Do ponto de vista estritamente político e constitucional, a Revolução de 1817 foi, nos marcos do constitucionalismo luso-brasileiro, importantíssimo passo avante. Se a cotejarmos com o passado, verificaremos que ela produziu no Brasil um projeto de governo constitucional bem superior à Súplica dos portugueses a Napoleão, em que estes rogavam ao Rei invasor a outorga de uma Constituição (...). Contrariando a expectativa de seus autores, a ação revolucionária não se alastrou pelas demais províncias, à exceção da Paraíba, e do Rio Grande do Norte, que não tardaram, todavia, em desertar a causa. Outra província, simpática a Pernambuco e ao pensamento liberal, a saber, o Ceará, não se levantou, apesar do empenho dos chefes republicanos em lhe obter a adesão. O mesmo aconteceu com a Bahia, poderosa base e ponto de partida da ação que veio bem cedo exterminar a revolução.[1]

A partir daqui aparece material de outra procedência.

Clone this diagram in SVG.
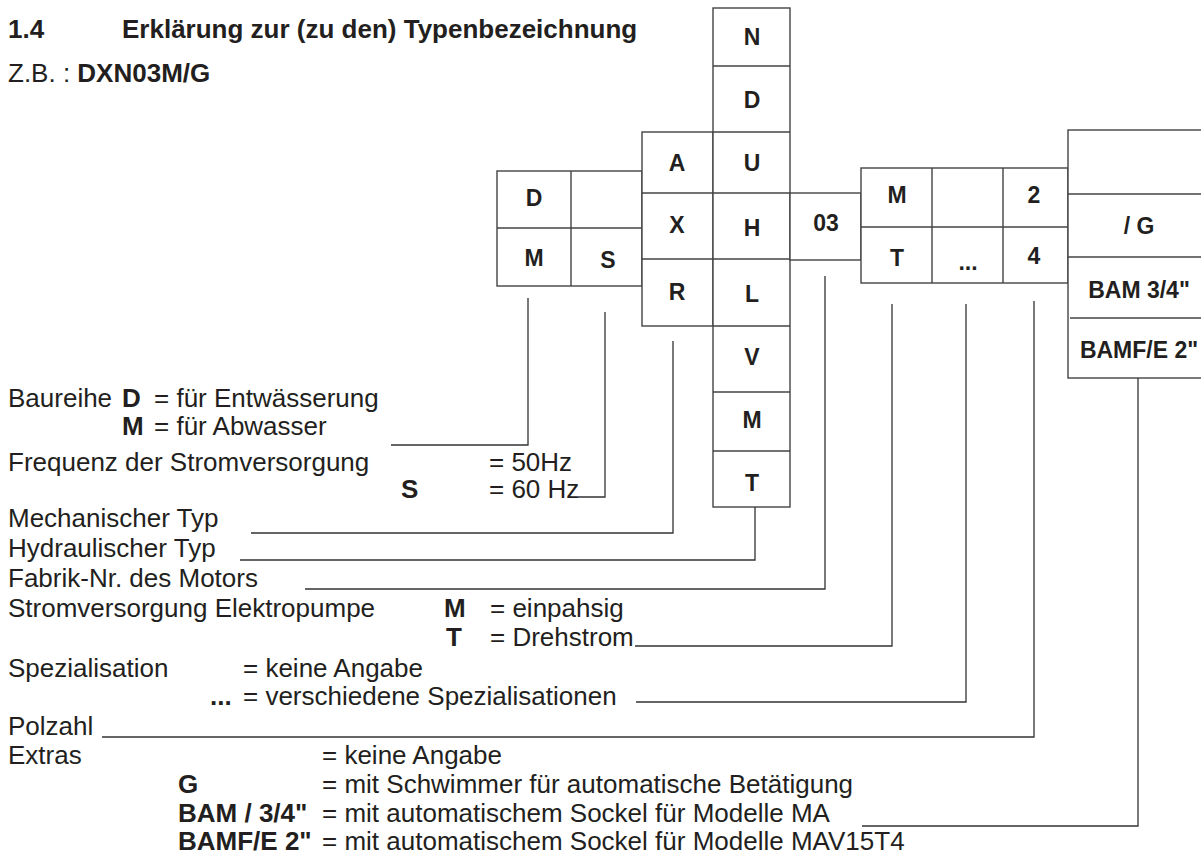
<svg xmlns="http://www.w3.org/2000/svg" width="1201" height="861" viewBox="0 0 1201 861">
<style>
.bx{fill:#fff;stroke:#444;stroke-width:1.4}
.dv{stroke:#444;stroke-width:1.4;fill:none}
.lbl{font-family:"Liberation Sans",Arial,sans-serif;font-weight:bold;font-size:23px;fill:#231f20;text-anchor:middle}
.t{font-family:"Liberation Sans",Arial,sans-serif;font-size:26px;fill:#231f20}
.b{font-weight:bold}
.cn{stroke:#333;stroke-width:1.3;fill:none}
</style>
<rect width="1201" height="861" fill="#fff"/>
<g id="title">
<text class="t b" x="8" y="38" font-size="24">1.4</text>
<text class="t b" x="122" y="38" font-size="24">Erklärung zur (zu den) Typenbezeichnung</text>
<text class="t" x="8" y="82" font-size="24">Z.B. : <tspan class="b">DXN03M/G</tspan></text>
</g>
<g id="node-series">
<rect class="bx" x="497" y="171" width="145" height="115"/>
<path class="dv" d="M571 171V286M497 228H642"/>
<text class="lbl" x="534" y="206">D</text>
<text class="lbl" x="534" y="266">M</text>
<text class="lbl" x="608" y="268">S</text>
</g>
<g id="node-mech">
<rect class="bx" x="642" y="132" width="71" height="194"/>
<path class="dv" d="M642 193H713M642 259H713"/>
<text class="lbl" x="677" y="171">A</text>
<text class="lbl" x="677" y="233">X</text>
<text class="lbl" x="677" y="300">R</text>
</g>
<g id="node-hydr">
<rect class="bx" x="713" y="8" width="77" height="499"/>
<path class="dv" d="M713 66H790M713 132H790M713 193H790M713 259H790M713 326H790M713 392H790M713 451H790"/>
<text class="lbl" x="752" y="45">N</text>
<text class="lbl" x="752" y="108">D</text>
<text class="lbl" x="752" y="171">U</text>
<text class="lbl" x="752" y="236">H</text>
<text class="lbl" x="752" y="302">L</text>
<text class="lbl" x="752" y="365">V</text>
<text class="lbl" x="752" y="428">M</text>
<text class="lbl" x="752" y="491">T</text>
</g>
<g id="node-motor">
<rect class="bx" x="790" y="193" width="71" height="67"/>
<text class="lbl" x="826" y="231">03</text>
</g>
<g id="node-power">
<rect class="bx" x="861" y="168" width="207" height="115"/>
<path class="dv" d="M932 168V283M1003 168V283M861 227H1068"/>
<text class="lbl" x="897" y="203">M</text>
<text class="lbl" x="897" y="266">T</text>
<text class="lbl" x="968" y="270">...</text>
<text class="lbl" x="1034" y="203">2</text>
<text class="lbl" x="1034" y="264">4</text>
</g>
<g id="node-extras">
<rect class="bx" x="1068" y="130" width="145" height="248"/>
<path class="dv" d="M1068 194H1213M1068 257H1213M1070 318H1213"/>
<text class="lbl" x="1139" y="234">/ G</text>
<text class="lbl" x="1139" y="298">BAM 3/4"</text>
<text class="lbl" x="1139" y="358">BAMF/E 2"</text>
</g>
<g id="connectors">
<path class="cn" d="M528 298V445H391"/>
<path class="cn" d="M605 312V497H578"/>
<path class="cn" d="M673 341V533H251"/>
<path class="cn" d="M755 507V560H240"/>
<path class="cn" d="M825 276V589H305"/>
<path class="cn" d="M892 304V646H635"/>
<path class="cn" d="M966 304V702H636"/>
<path class="cn" d="M1034 301V737H102"/>
<path class="cn" d="M1138 378V826H862"/>
</g>
<g id="legend">
<text class="t" x="8" y="407">Baureihe</text>
<text class="t b" x="122" y="407">D</text>
<text class="t" x="154" y="407">= für Entwässerung</text>
<text class="t b" x="122" y="435">M</text>
<text class="t" x="154" y="435">= für Abwasser</text>
<text class="t" x="8" y="471">Frequenz der Stromversorgung</text>
<text class="t" x="489" y="471">= 50Hz</text>
<text class="t b" x="401" y="498">S</text>
<text class="t" x="489" y="498">= 60 Hz</text>
<text class="t" x="8" y="527">Mechanischer Typ</text>
<text class="t" x="8" y="557">Hydraulischer Typ</text>
<text class="t" x="8" y="587">Fabrik-Nr. des Motors</text>
<text class="t" x="8" y="617">Stromversorgung Elektropumpe</text>
<text class="t b" x="444" y="617">M</text>
<text class="t" x="490" y="617">= einpahsig</text>
<text class="t b" x="446" y="646">T</text>
<text class="t" x="490" y="646">= Drehstrom</text>
<text class="t" x="8" y="677">Spezialisation</text>
<text class="t" x="243" y="677">= keine Angabe</text>
<text class="t b" x="210" y="705">...</text>
<text class="t" x="243" y="705">= verschiedene Spezialisationen</text>
<text class="t" x="8" y="735">Polzahl</text>
<text class="t" x="8" y="764">Extras</text>
<text class="t" x="322" y="764">= keine Angabe</text>
<text class="t b" x="178" y="793">G</text>
<text class="t" x="322" y="793">= mit Schwimmer für automatische Betätigung</text>
<text class="t b" x="178" y="822">BAM / 3/4"</text>
<text class="t" x="322" y="822">= mit automatischem Sockel für Modelle MA</text>
<text class="t b" x="178" y="850">BAMF/E 2"</text>
<text class="t" x="322" y="850">= mit automatischem Sockel für Modelle MAV15T4</text>
</g>
</svg>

         O texto deixa explicito que, na opinião de Paulo Bonavides, o Ceará “não se levantou” em favor dos princípios da Revolução de 1817, equivalendo dizer que no território cearense não houve levante dos liberais contra o absolutismo monárquico. É uma pena que o dito autor não fundamente essa sua afirmativa, pois a participação do Cariri cearense na dita Revolução é inconteste, sendo um fato comprovado pela antiga tradição oral, por extensa bibliografia e por centenas de documentos manuscritos.
         Ao conjugar o verbo “errar” no presente do indicativo (eu erro, tu erras, ele erra...), é preciso ressaltar que a opinião deste intelectual não diminui o seu valor nem a importância de seu trabalho, ao passo que também não tem o condão de mudar o passado, principalmente no que diz respeito a essa lúdica cena vivida no coração do Nordeste, de uma República Sertaneja Caririense.
         Resumindo, ação e pensamento não se apagam com letras, pois estas chamas queimam que nem fogo de monturo!






[1] BONAVIDES, Paulo, Teoria Geral do Estado, 10ª Ed. Revista e aumentada, São Paulo – SP, Malheiros, 2015, p. 85 e 86.